The Review proposes to clarify section 46 to “direct the court to weigh the pro-competitive and anti-competitive impact of the conduct”. How this will apply to potential “predatory pricing” is unclear. Conduct which “meets competition”, or as mentioned above, could be expected as a normal incident of competition, cannot be said to “increase” competition, but is simply the result of the normal competitive process. The benefits (effects) that flow from this are long-term consequences of competition, e.g. productive efficiency. Under the Review’s recommended approach, the court is given no guidance as to how to weigh up “effects” that indicate for and against a contravention. In a market with excess supply and falling prices, a dominant firm may expand production to achieve cost-efficiencies and expand market share, which may suggest to the court that the conduct has the likely effect of “increasing competition in the market including by enhancing efficiency, innovation, product quality or price competitiveness in the market”. The Review points out that section 46 aims to protect competition, not competitors. However, the short-term effects are that competitors are excluded and barriers are raised to new entry, which may suggest to the court that the conduct has the likely effect of “lessening competition in the market including by preventing, restricting or deterring the potential for competitive conduct in the market or new entry into the market”. Central to this enquiry is the determination whether the excluded competitors are more or less efficient. How can this forensically be proven? Will courts have to give detailed consideration not just to production costs but to firms’ financial debt/equity ratios that expose them to financial rather than production risks when markets turn down?
How is a court to weigh up these factors that it will be “directed” to consider? The proposed “effects test” may well blur the boundaries between the legal issue to be determined by the court, and the weighing up of public interest factors normally resolved finally by the Competition Tribunal. It is clear that falling prices in the iron ore industry affect not only the miners, some of whom may be expected to fail, but their employees, subcontractors and wider communities. These effects are unlikely to be factors the courts may consider when ruling on contravention of section 46. However, the Review recommends that the ACCC be permitted to authorise conduct that would otherwise contravene section 46, if there is a net public benefit. While this may be valuable in some contexts, it would hardly seem feasible in the context of decisions firms make on a day to day basis in the course of changing trading conditions.
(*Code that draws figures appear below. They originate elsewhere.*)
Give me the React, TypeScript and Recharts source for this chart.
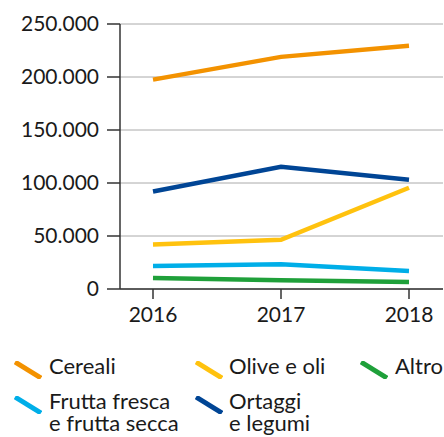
import React from 'react';
import { LineChart, Line, XAxis, YAxis, CartesianGrid, Legend } from 'recharts';

const years = ['2016', '2017', '2018'];
const cereali = [197500, 219000, 229500];
const olive = [42000, 46500, 95500];
const altro = [10400, 8200, 6600];
const frutta = [21700, 23300, 17000];
const ortaggi = [92000, 115400, 103000];
const yTicks = [0, 50000, 100000, 150000, 200000, 250000];

const series = [
  { key: 'cereali', label: ['Cereali'], color: '#F39200', values: cereali },
  { key: 'olive', label: ['Olive e oli'], color: '#FFC20E', values: olive },
  { key: 'altro', label: ['Altro'], color: '#1FA03A', values: altro },
  { key: 'frutta', label: ['Frutta fresca', 'e frutta secca'], color: '#00AEE8', values: frutta },
  { key: 'ortaggi', label: ['Ortaggi', 'e legumi'], color: '#004595', values: ortaggi },
];

const data = years.map((y, i) => {
  const row: Record<string, string | number> = { year: y };
  series.forEach((s) => {
    row[s.key] = s.values[i];
  });
  return row;
});

const FONT = 'Lato, "Noto Sans", sans-serif';

const fmt = (v: number) => String(v).replace(/\B(?=(\d{3})+(?!\d))/g, '.');

const legendPos = [
  { iconX: 14, textX: 49, rowY: 0 },
  { iconX: 195, textX: 229, rowY: 0 },
  { iconX: 360, textX: 395, rowY: 0 },
  { iconX: 14, textX: 49, rowY: 35 },
  { iconX: 195, textX: 229, rowY: 35 },
];

const LegendContent = () => (
  <div style={{ position: 'relative', width: 444, height: 82, fontFamily: FONT }}>
    {series.map((s, i) => {
      const p = legendPos[i];
      return (
        <React.Fragment key={s.key}>
          <svg style={{ position: 'absolute', left: p.iconX, top: p.rowY + 6 }} width={28} height={18}>
            <line x1={1} y1={1} x2={27} y2={17} stroke={s.color} strokeWidth={5} />
          </svg>
          {s.label.map((l, j) => (
            <div
              key={l}
              style={{
                position: 'absolute',
                left: p.textX,
                top: p.rowY + j * 22,
                fontSize: 22,
                lineHeight: '22px',
                color: '#1a1a1a',
                whiteSpace: 'nowrap',
              }}
            >
              {l}
            </div>
          ))}
        </React.Fragment>
      );
    })}
  </div>
);

export default function App() {
  return (
    <div style={{ position: 'absolute', left: 0, top: 0, width: 444, height: 437, overflow: 'hidden', background: '#fff' }}>
      <LineChart width={444} height={437} data={data} margin={{ top: 24, right: 1, bottom: 0, left: 0 }}>
        <CartesianGrid vertical={false} stroke="#aaaaaa" strokeWidth={1} />
        <XAxis
          dataKey="year"
          padding={{ left: 33, right: 34 }}
          height={66}
          tickSize={10}
          tickMargin={8}
          axisLine={{ stroke: '#333', strokeWidth: 1.5 }}
          tickLine={{ stroke: '#333', strokeWidth: 1.5 }}
          tick={{ fontSize: 21, fill: '#1a1a1a', fontFamily: FONT }}
        />
        <YAxis
          width={120}
          domain={[0, 250000]}
          ticks={yTicks}
          tickFormatter={fmt}
          tickSize={13}
          tickMargin={8}
          axisLine={{ stroke: '#333', strokeWidth: 1.5 }}
          tickLine={{ stroke: '#333', strokeWidth: 1.5 }}
          tick={{ fontSize: 21, fill: '#1a1a1a', fontFamily: FONT }}
        />
        <Legend verticalAlign="bottom" content={<LegendContent />} />
        {series.map((s) => (
          <Line
            key={s.key}
            dataKey={s.key}
            stroke={s.color}
            strokeWidth={4.5}
            dot={false}
            isAnimationActive={false}
            strokeLinejoin="miter"
          />
        ))}
      </LineChart>
    </div>
  );
}
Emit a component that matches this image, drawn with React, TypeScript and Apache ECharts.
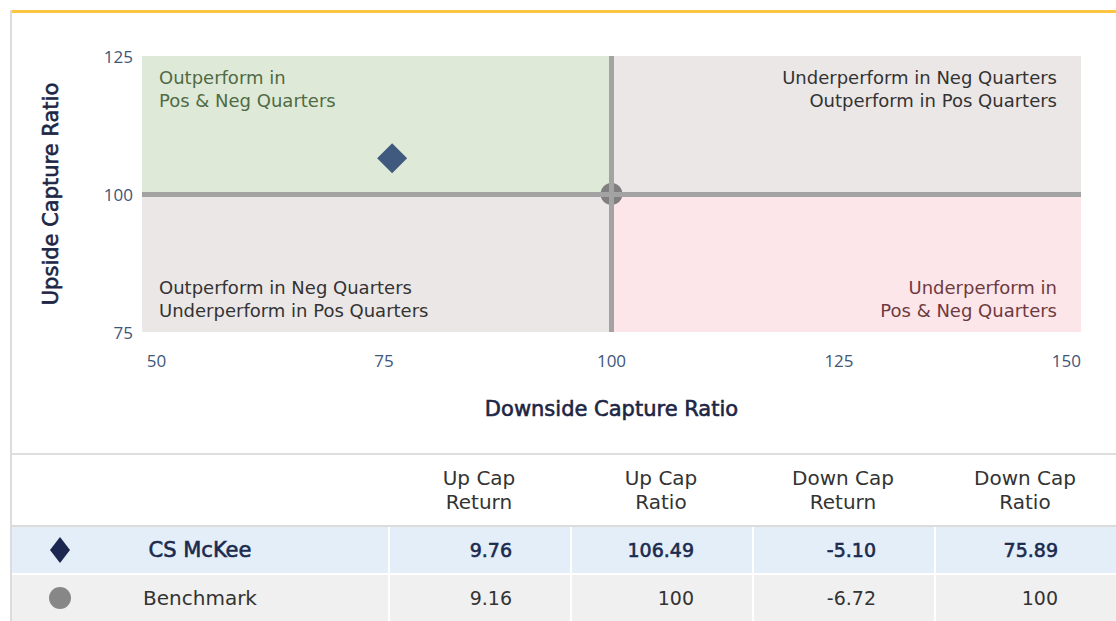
import React, { useEffect, useRef } from "react";
import * as echarts from "echarts";

const FONT = "'DejaVu Sans', sans-serif";
const TICK_FONT = "'Open Sans', sans-serif";

// Axis setup
const xTicks = [50, 75, 100, 125, 150];
const yTicks = [75, 100, 125];
const xRange = [48.4, 151.6];
const yRange = [75, 125];
const benchmarkLevel = 100;
const xAxisTitle = "Downside Capture Ratio";
const yAxisTitle = "Upside Capture Ratio";

// Data
const funds = ["CS McKee", "Benchmark"];
const upCapReturn = [9.76, 9.16];
const upCapRatio = [106.49, 100];
const downCapReturn = [-5.1, -6.72];
const downCapRatio = [75.89, 100];
const fundSymbols = ["diamond", "circle"];
const fundSymbolSizes = [30, 22];
const fundColors = ["#3f5a7e", "#7f7f7f"];
const tableIconColors = ["#1b2651", "#878787"];

const columnHeaders = ["Up Cap\nReturn", "Up Cap\nRatio", "Down Cap\nReturn", "Down Cap\nRatio"];

const quadrantLabels = [
  "Outperform in\nPos & Neg Quarters",
  "Underperform in Neg Quarters\nOutperform in Pos Quarters",
  "Outperform in Neg Quarters\nUnderperform in Pos Quarters",
  "Underperform in\nPos & Neg Quarters",
];
const quadrantFills = ["#dfe9d8", "#ebe7e6", "#ebe7e6", "#fce6e9"];
const quadrantTextColors = ["#4f6b43", "#333333", "#333333", "#6e3a40"];

const fmt = (v: number) => (Number.isInteger(v) ? String(v) : v.toFixed(2));

function Chart() {
  const ref = useRef<HTMLDivElement>(null);
  useEffect(() => {
    if (!ref.current) return;
    const chart = echarts.init(ref.current, undefined, { renderer: "svg" });
    const labelBase = {
      show: true,
      fontFamily: FONT,
      fontSize: 18,
      lineHeight: 23,
      distance: 0,
    };
    const quadrant = (
      i: number,
      from: [number, number],
      to: [number, number],
      position: string
    ) => [
      {
        name: quadrantLabels[i],
        coord: from,
        itemStyle: { color: quadrantFills[i] },
        label: {
          ...labelBase,
          position,
          color: quadrantTextColors[i],
          padding: [10, 24, 10, 17],
        },
      },
      { coord: to },
    ];
    const titleStyle = {
      fontFamily: FONT,
      fontSize: 21,
      fontWeight: "normal",
      color: "#1d2645",
      textBorderColor: "#1d2645",
      textBorderWidth: 0.6,
    };
    chart.setOption({
      animation: false,
      grid: { left: 142, right: 35, top: 56, bottom: 123 },
      xAxis: {
        type: "value",
        min: xRange[0],
        max: xRange[1],
        name: xAxisTitle,
        nameLocation: "middle",
        nameGap: 66,
        nameTextStyle: titleStyle,
        axisLine: { show: false },
        axisTick: { show: false },
        splitLine: { show: false },
        axisLabel: {
          customValues: xTicks,
          margin: 20,
          fontFamily: TICK_FONT,
          fontSize: 17,
          color: "#3e5679",
        },
      },
      yAxis: {
        type: "value",
        min: yRange[0],
        max: yRange[1],
        name: yAxisTitle,
        nameLocation: "middle",
        nameGap: 81,
        nameTextStyle: titleStyle,
        axisLine: { show: false },
        axisTick: { show: false },
        splitLine: { show: false },
        axisLabel: {
          customValues: yTicks,
          margin: 9,
          fontFamily: TICK_FONT,
          fontSize: 17,
          color: "#3e5679",
        },
      },
      series: [
        {
          type: "scatter",
          data: [],
          silent: true,
          z: 1,
          markArea: {
            silent: true,
            data: [
              quadrant(0, [xRange[0], benchmarkLevel], [benchmarkLevel, yRange[1]], "insideTopLeft"),
              quadrant(1, [benchmarkLevel, benchmarkLevel], [xRange[1], yRange[1]], "insideTopRight"),
              quadrant(2, [xRange[0], yRange[0]], [benchmarkLevel, benchmarkLevel], "insideBottomLeft"),
              quadrant(3, [benchmarkLevel, yRange[0]], [xRange[1], benchmarkLevel], "insideBottomRight"),
            ],
          },
          markLine: {
            silent: true,
            symbol: "none",
            label: { show: false },
            lineStyle: { color: "#a3a3a3", width: 5, type: "solid" },
            data: [{ xAxis: benchmarkLevel }, { yAxis: benchmarkLevel }],
          },
        },
        ...funds.map((f, i) => ({
          type: "scatter",
          name: f,
          z: 3,
          symbol: fundSymbols[i],
          symbolSize: fundSymbolSizes[i],
          itemStyle: { color: fundColors[i], opacity: 1 },
          data: [[downCapRatio[i], upCapRatio[i]]],
        })),
      ],
    });
    return () => chart.dispose();
  }, []);
  return <div ref={ref} style={{ position: "absolute", left: 0, top: 0, width: 1116, height: 455 }} />;
}

const colLeft = (i: number) => 388 + 182 * i;

function Icon({ kind, color }: { kind: string; color: string }) {
  if (kind === "diamond") {
    return (
      <svg width="24" height="28" viewBox="0 0 24 28">
        <polygon points="12,1 22,14 12,27 2,14" fill={color} />
      </svg>
    );
  }
  return (
    <svg width="24" height="24" viewBox="0 0 24 24">
      <circle cx="12" cy="12" r="11" fill={color} />
    </svg>
  );
}

export default function App() {
  const rows = funds.map((f, i) => [upCapReturn[i], upCapRatio[i], downCapReturn[i], downCapRatio[i]]);
  const rowTops = [527, 575];
  const rowBgs = ["#e3eef8", "#f0f0f0"];
  const emph = (r: number) =>
    r === 0
      ? { color: "#1c2a4f", WebkitTextStroke: "0.6px #1c2a4f" }
      : { color: "#333333" };
  return (
    <div
      style={{
        position: "fixed",
        left: 0,
        top: 0,
        width: 1116,
        height: 621,
        background: "#ffffff",
        overflow: "hidden",
        fontFamily: FONT,
      }}
    >
      <div style={{ position: "absolute", left: 12, top: 10, width: 1104, height: 3, background: "#fbc441" }} />
      <div style={{ position: "absolute", left: 10, top: 10, width: 2, height: 611, background: "#dcdcdc" }} />
      <Chart />
      <div style={{ position: "absolute", left: 12, top: 453, width: 1104, height: 2, background: "#dedede" }} />
      {columnHeaders.map((h, i) => (
        <div
          key={h}
          style={{
            position: "absolute",
            left: colLeft(i),
            top: 455,
            width: 182,
            height: 70,
            display: "flex",
            alignItems: "center",
            justifyContent: "center",
            textAlign: "center",
            whiteSpace: "pre-line",
            fontSize: 20,
            lineHeight: "24px",
            color: "#333333",
          }}
        >
          {h}
        </div>
      ))}
      <div style={{ position: "absolute", left: 12, top: 525, width: 1104, height: 2, background: "#dcdcdc" }} />
      {rows.map((vals, r) => (
        <React.Fragment key={funds[r]}>
          <div
            style={{
              position: "absolute",
              left: 12,
              top: rowTops[r],
              width: 1104,
              height: 46,
              background: rowBgs[r],
            }}
          />
          <div
            style={{
              position: "absolute",
              left: 48,
              top: rowTops[r],
              width: 24,
              height: 46,
              display: "flex",
              alignItems: "center",
              justifyContent: "center",
            }}
          >
            <Icon kind={fundSymbols[r]} color={tableIconColors[r]} />
          </div>
          <div
            style={{
              position: "absolute",
              left: 100,
              top: rowTops[r],
              width: 200,
              height: 46,
              lineHeight: "46px",
              textAlign: "center",
              fontSize: r === 0 ? 21 : 20,
              ...emph(r),
            }}
          >
            {funds[r]}
          </div>
          {vals.map((v, c) => (
            <div
              key={c}
              style={{
                position: "absolute",
                left: colLeft(c),
                top: rowTops[r],
                width: 182 - 58,
                height: 46,
                lineHeight: "46px",
                textAlign: "right",
                fontSize: 19,
                ...emph(r),
              }}
            >
              {fmt(v)}
            </div>
          ))}
        </React.Fragment>
      ))}
      {[0, 1, 2, 3].map((c) => (
        <div
          key={"sep" + c}
          style={{ position: "absolute", left: colLeft(c), top: 527, width: 2, height: 94, background: "#ffffff" }}
        />
      ))}
      <div style={{ position: "absolute", left: 12, top: 573, width: 1104, height: 2, background: "#ffffff" }} />
    </div>
  );
}
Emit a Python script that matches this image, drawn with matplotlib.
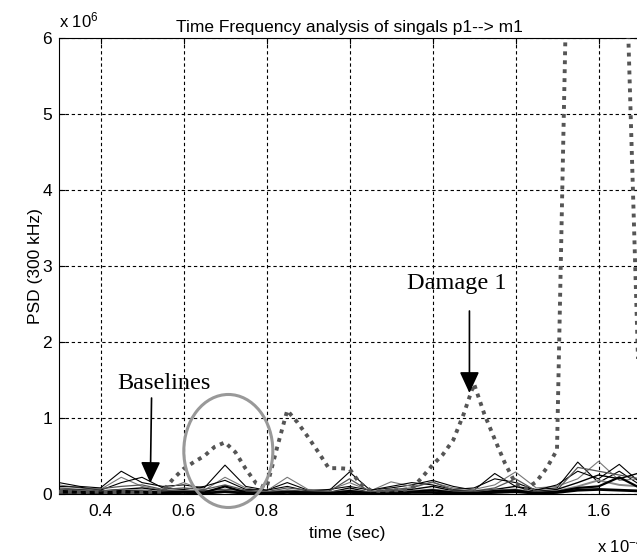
import matplotlib
matplotlib.use('Agg')
import matplotlib.pyplot as plt
from matplotlib.patches import Ellipse
from matplotlib.ticker import FormatStrFormatter

plt.rcParams['font.family'] = ['Liberation Sans', 'DejaVu Sans']
plt.rcParams['mathtext.fontset'] = 'custom'
plt.rcParams['mathtext.rm'] = 'Liberation Sans'
plt.rcParams['mathtext.it'] = 'Liberation Sans'

# --- データ (time: x1e-4 s, PSD: x1e6) ---
t_base = [0.30, 0.35, 0.40, 0.45, 0.50, 0.55, 0.60, 0.65, 0.70, 0.75,
          0.80, 0.85, 0.90, 0.95, 1.00, 1.05, 1.10, 1.15, 1.20, 1.25,
          1.30, 1.35, 1.40, 1.45, 1.50, 1.55, 1.60, 1.65, 1.70, 1.75]

b1 = [0.15, 0.10, 0.08, 0.30, 0.15, 0.10, 0.12, 0.08, 0.38, 0.10, 0.05, 0.15, 0.05, 0.04, 0.29,
      0.05, 0.08, 0.12, 0.18, 0.10, 0.05, 0.27, 0.10, 0.06, 0.08, 0.42, 0.15, 0.30, 0.12, 0.10]
b2 = [0.12, 0.08, 0.06, 0.22, 0.10, 0.05, 0.15, 0.05, 0.22, 0.08, 0.04, 0.22, 0.06, 0.05, 0.15,
      0.04, 0.16, 0.10, 0.15, 0.08, 0.06, 0.12, 0.29, 0.08, 0.10, 0.20, 0.43, 0.18, 0.20, 0.10]
b3 = [0.10, 0.09, 0.05, 0.15, 0.22, 0.08, 0.06, 0.10, 0.18, 0.06, 0.05, 0.10, 0.04, 0.06, 0.10,
      0.05, 0.10, 0.15, 0.12, 0.06, 0.08, 0.20, 0.15, 0.05, 0.12, 0.30, 0.20, 0.39, 0.15, 0.08]
b4 = [0.08, 0.06, 0.07, 0.10, 0.12, 0.06, 0.08, 0.06, 0.12, 0.05, 0.03, 0.08, 0.05, 0.03, 0.20,
      0.03, 0.06, 0.08, 0.16, 0.05, 0.04, 0.08, 0.20, 0.04, 0.05, 0.35, 0.30, 0.25, 0.20, 0.12]
b5 = [0.06, 0.05, 0.04, 0.06, 0.08, 0.04, 0.05, 0.04, 0.06, 0.04, 0.02, 0.05, 0.03, 0.02, 0.08,
      0.02, 0.04, 0.06, 0.10, 0.04, 0.03, 0.06, 0.10, 0.03, 0.06, 0.15, 0.25, 0.20, 0.28, 0.10]
b6 = [0.05, 0.04, 0.03, 0.05, 0.05, 0.03, 0.04, 0.03, 0.05, 0.03, 0.02, 0.04, 0.02, 0.02, 0.05,
      0.02, 0.03, 0.04, 0.06, 0.03, 0.02, 0.05, 0.06, 0.02, 0.04, 0.10, 0.18, 0.12, 0.10, 0.06]
b7 = [0.04, 0.03, 0.02, 0.04, 0.03, 0.02, 0.03, 0.02, 0.10, 0.02, 0.01, 0.03, 0.02, 0.01, 0.04,
      0.01, 0.02, 0.03, 0.05, 0.02, 0.01, 0.04, 0.05, 0.01, 0.03, 0.08, 0.10, 0.22, 0.08, 0.05]
b8 = [0.02, 0.02, 0.01, 0.02, 0.02, 0.01, 0.02, 0.01, 0.03, 0.01, 0.01, 0.02, 0.01, 0.01, 0.02,
      0.01, 0.01, 0.02, 0.02, 0.01, 0.01, 0.02, 0.03, 0.01, 0.02, 0.05, 0.06, 0.05, 0.04, 0.03]
baselines = [b1, b2, b3, b4, b5, b6, b7, b8]
base_colors = ['black', '#777777', 'black', '#555555', 'black', '#888888', 'black', 'black']
base_widths = [0.8, 0.8, 0.8, 0.9, 1.0, 1.4, 1.6, 2.0]

t_dmg = [0.300, 0.325, 0.350, 0.375, 0.400, 0.425, 0.450, 0.475, 0.500, 0.525,
         0.550, 0.575, 0.600, 0.625, 0.650, 0.675, 0.700, 0.725, 0.750, 0.775,
         0.800, 0.825, 0.850, 0.875, 0.900, 0.925, 0.950, 0.975, 1.000, 1.025,
         1.050, 1.075, 1.100, 1.125, 1.150, 1.175, 1.200, 1.225, 1.250, 1.275,
         1.300, 1.325, 1.350, 1.375, 1.400, 1.425, 1.450, 1.475, 1.500, 1.525,
         1.550, 1.575, 1.600, 1.625, 1.650, 1.675, 1.700, 1.725, 1.750]
damage1 = [0.03, 0.03, 0.02, 0.03, 0.03, 0.02, 0.03, 0.02, 0.02, 0.03,
           0.03, 0.20, 0.33, 0.42, 0.50, 0.62, 0.68, 0.55, 0.33, 0.14,
           0.08, 0.60, 1.10, 0.94, 0.75, 0.55, 0.34, 0.34, 0.33, 0.14,
           0.05, 0.04, 0.05, 0.05, 0.07, 0.22, 0.38, 0.52, 0.71, 1.05,
           1.45, 1.05, 0.72, 0.40, 0.14, 0.07, 0.16, 0.34, 0.58, 7.30,
           18.0, 25.0, 27.0, 20.0, 10.0, 5.45, 0.90, 0.30, 0.20]

xticks = [0.4, 0.6, 0.8, 1.0, 1.2, 1.4, 1.6]
yticks = [0, 1, 2, 3, 4, 5, 6]

# --- 描画 ---
fig = plt.figure(figsize=(6.37, 5.55), dpi=100)
ax = fig.add_axes([59 / 637, 61 / 555, 581 / 637, 456 / 555])

for b, c, w in zip(baselines, base_colors, base_widths):
    ax.plot(t_base, b, color=c, lw=w, zorder=2)

ax.plot(t_dmg, damage1, color='#555555', lw=2.8, linestyle=(0, (1, 1.3)),
        dash_capstyle='butt', zorder=3)

ax.set_xlim(0.3, 1.7)
ax.set_ylim(0, 6)
ax.set_xticks(xticks)
ax.set_yticks(yticks)
ax.xaxis.set_major_formatter(FormatStrFormatter('%g'))
ax.tick_params(direction='in', length=4, labelsize=12.5, top=True, right=True)
ax.tick_params(axis='x', pad=7)
ax.tick_params(axis='y', pad=5)
ax.grid(True, color='black', lw=0.8, linestyle=(0, (3, 2.5)), zorder=1)
ax.set_axisbelow(True)

ax.set_title('Time Frequency analysis of singals p1--> m1', fontsize=12.5, pad=4)
ax.set_xlabel('time (sec)', fontsize=12.5)
ax.set_ylabel('PSD (300 kHz)', fontsize=12.5)
ax.xaxis.set_label_coords((347 - 59) / 581, -(526 - 494) / 456)
ax.xaxis.label.set_va('top')
ax.yaxis.set_label_coords(-(59 - 43) / 581, 0.5)

fig.text(59 / 637, (555 - 27) / 555, r'x 10$^{6}$', fontsize=12, va='baseline', ha='left')
fig.text(597 / 637, (555 - 552) / 555, r'x 10$^{-4}$', fontsize=12, va='baseline', ha='left')

# 注釈
serif = ['Liberation Serif', 'DejaVu Serif']
ax.text(0.552, 1.46, 'Baselines', family=serif, fontsize=17.5, ha='center', va='center')
ax.annotate('', xy=(0.520, 0.145), xytext=(0.523, 1.263),
            arrowprops=dict(arrowstyle='-|>,head_length=1.3,head_width=0.6',
                            mutation_scale=10, lw=1.2, color='black',
                            shrinkA=0, shrinkB=0))
ax.text(1.258, 2.77, 'Damage 1', family=serif, fontsize=17.5, ha='center', va='center')
ax.annotate('', xy=(1.289, 1.329), xytext=(1.289, 2.408),
            arrowprops=dict(arrowstyle='-|>,head_length=1.3,head_width=0.6',
                            mutation_scale=10, lw=1.2, color='black',
                            shrinkA=0, shrinkB=0))

ax.add_patch(Ellipse((0.708, 0.566), 0.2145, 1.487, fill=False,
                     edgecolor='#999999', lw=2.2, clip_on=False, zorder=4))

fig.savefig('out.png', dpi=100)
As noted above, the Review recommends that once the law is enacted, the ACCC should issue guidelines on how it proposes to enforce the new test. Ideally the consequences and implications of adopting a new law should be known in advance. It seems less than satisfactory that a significant change in the law should be proposed on the basis that the regulator will issue guidelines after the event to clarify how it intends to apply the proposed new law.